Viviamo in un’epoca che non sopporta l’incertezza e pretende chiarezza assoluta. Sempre e ovunque. Il tutto in tempi rapidi. Anzi rapidissimi. Se possibile istantanei. Purtroppo però molte cose della vita e del mondo sono complicate. Complesse.

Il gran libro della natura – diceva Galileo nel «Saggiatore» – è scritto «in lingua matematica e i caratteri son triangoli, cerchi ed altre figure geometriche» e «senza questi è un aggirarsi vanamente per un oscuro labirinto». Per questo abbiamo bisogno di professionisti. Ma anche loro hanno bisogno di tempo per capire e raggiungere conclusioni che a volte sono solo probabili.
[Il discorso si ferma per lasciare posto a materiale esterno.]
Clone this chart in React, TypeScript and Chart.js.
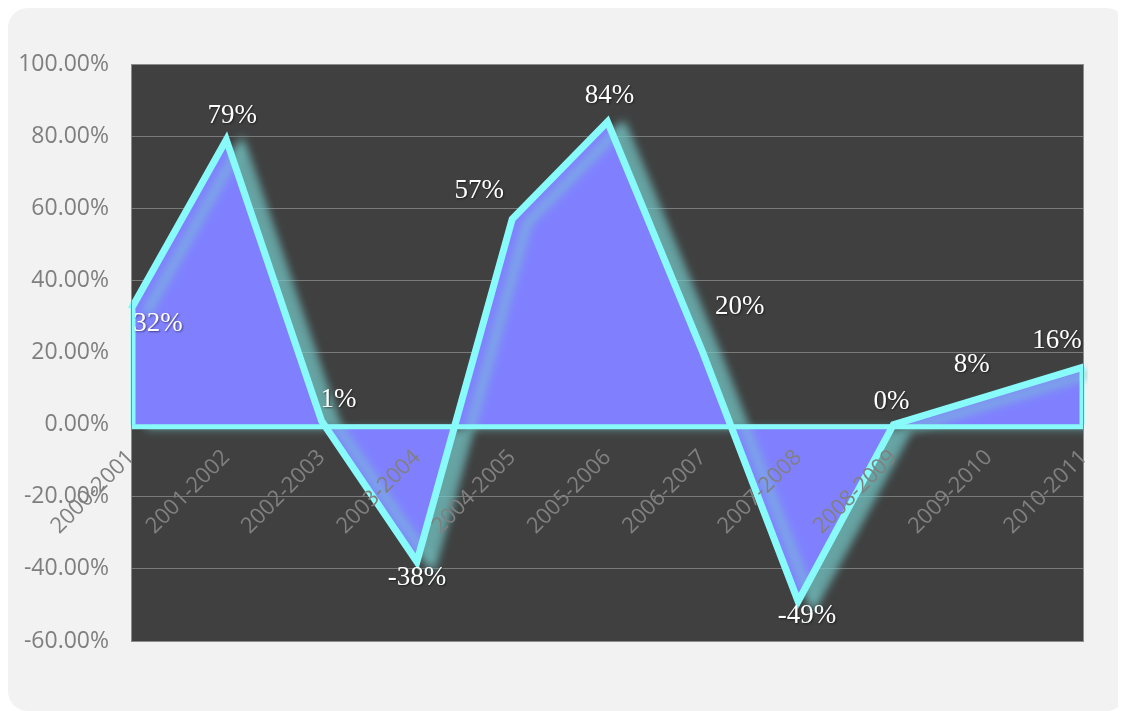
import React, { useEffect, useRef } from 'react';
import { Chart, registerables } from 'chart.js';

Chart.register(...registerables);

const categories = [
  '2000-2001', '2001-2002', '2002-2003', '2003-2004', '2004-2005', '2005-2006',
  '2006-2007', '2007-2008', '2008-2009', '2009-2010', '2010-2011',
];
const growthValues = [32, 79, 1, -38, 57, 84, 20, -49, 0, 8, 16];
const yMin = -60;
const yMax = 100;
const yStep = 20;

// label placement relative to each point (style config, not data)
const labelOffsets: [number, number][] = [
  [27, 15], [6, -24], [17, -21], [0, 16], [-33, -28], [2, -26],
  [37, -46], [9, 15], [-2, -23], [-17, -31], [-27, -26],
];

const W = 1118;
const H = 703;
const LINE = '#88fafa';

export default function App() {
  const ref = useRef<HTMLCanvasElement | null>(null);

  useEffect(() => {
    const canvas = ref.current;
    if (!canvas) return;

    const decor = {
      id: 'decor',
      beforeDraw(chart: any) {
        const { ctx, chartArea: a } = chart;
        ctx.save();
        ctx.fillStyle = '#404040';
        ctx.fillRect(a.left, a.top, a.right - a.left, a.bottom - a.top);
        ctx.restore();
      },
      beforeDatasetsDraw(chart: any) {
        const ctx = chart.ctx;
        ctx.save();
        ctx.shadowColor = 'rgba(120, 205, 205, 0.7)';
        ctx.shadowBlur = 10;
        ctx.shadowOffsetX = 15;
        ctx.shadowOffsetY = 4;
      },
      afterDatasetsDraw(chart: any) {
        const { ctx, chartArea: a, scales } = chart;
        ctx.restore();
        const meta = chart.getDatasetMeta(0);
        const pts = meta.data;
        const y0 = scales.y.getPixelForValue(0);
        ctx.save();
        // area outline along the baseline and the two ends
        ctx.strokeStyle = LINE;
        ctx.lineWidth = 5;
        ctx.beginPath();
        ctx.moveTo(a.left, y0 + 2);
        ctx.lineTo(a.right, y0 + 2);
        ctx.stroke();
        ctx.beginPath();
        ctx.moveTo(pts[0].x + 2, pts[0].y);
        ctx.lineTo(pts[0].x + 2, y0);
        ctx.moveTo(pts[pts.length - 1].x - 2, pts[pts.length - 1].y);
        ctx.lineTo(pts[pts.length - 1].x - 2, y0);
        ctx.stroke();
        // plot border
        ctx.strokeStyle = '#8c8c8c';
        ctx.lineWidth = 1;
        ctx.strokeRect(a.left + 0.5, a.top + 0.5, a.right - a.left - 1, a.bottom - a.top);
        // data labels
        ctx.font = '27px "Liberation Serif"';
        ctx.textAlign = 'center';
        ctx.textBaseline = 'middle';
        ctx.fillStyle = '#ffffff';
        ctx.shadowColor = 'rgba(0,0,0,0.5)';
        ctx.shadowBlur = 2;
        ctx.shadowOffsetX = 1;
        ctx.shadowOffsetY = 1;
        pts.forEach((pt: any, i: number) => {
          const [dx, dy] = labelOffsets[i];
          ctx.fillText(growthValues[i] + '%', pt.x + dx, pt.y + dy);
        });
        ctx.restore();
      },
    };

    const chart = new Chart(canvas, {
      type: 'line',
      data: {
        labels: categories,
        datasets: [
          {
            data: growthValues,
            borderColor: LINE,
            borderWidth: 7,
            borderJoinStyle: 'miter',
            backgroundColor: '#8080ff',
            fill: 'origin',
            tension: 0,
            pointRadius: 0,
          },
        ],
      },
      options: {
        responsive: false,
        animation: false,
        layout: { padding: { top: 56, right: 42, bottom: 70, left: 0 } },
        plugins: { legend: { display: false }, tooltip: { enabled: false } },
        scales: {
          y: {
            min: yMin,
            max: yMax,
            afterFit(scale: any) {
              scale.width = 123;
            },
            ticks: {
              stepSize: yStep,
              color: '#7f7f7f',
              padding: 22,
              font: { family: 'Open Sans', size: 23 },
              callback: (v: any) => Number(v).toFixed(2) + '%',
            },
            grid: { color: '#7a7a7a', lineWidth: 1, drawTicks: false },
            border: { display: true, color: '#8c8c8c', width: 1 },
          },
          x: {
            type: 'category',
            offset: false,
            position: { y: 0 },
            z: 1,
            grid: { display: false, drawTicks: false },
            border: { display: false },
            ticks: {
              z: 1,
              color: '#808080',
              autoSkip: false,
              minRotation: 45,
              maxRotation: 45,
              padding: 20,
              font: { family: 'Open Sans', size: 22 },
            },
          },
        },
      } as any,
      plugins: [decor],
    });

    return () => chart.destroy();
  }, []);

  return (
    <div
      style={{
        width: W,
        height: H,
        background: '#f2f2f2',
        borderRadius: 20,
        overflow: 'hidden',
      }}
    >
      <canvas ref={ref} width={W} height={H} style={{ display: 'block' }} />
    </div>
  );
}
Questo per dire che non è semplice capire perché il viadotto Morandi sia crollato. E ci vorranno mesi per raggiungere una conclusione. Si spera univoca. Ieri, per esempio, qualcuno ha dato la colpa a un «carroponte», il cui peso avrebbe indebolito una struttura già ammalorata. Peccato, però che il «carroponte», dice la ditta, non fosse ancora stato installato. E comunque il suo peso – 7 tonnellate – è minore di quello di un Tir. Insomma, anche se il premier Conte ha detto che «non si possono attendere i tempi della giustizia», bisognerà aspettare qualche mese. Anche solo per avere un quadro delle cause del crollo. Ma è molto più semplice trovare un capro espiatorio. Un rito tribale, ma che pare adatto alla dittatura dell’istante di questi tempi iperconnessi.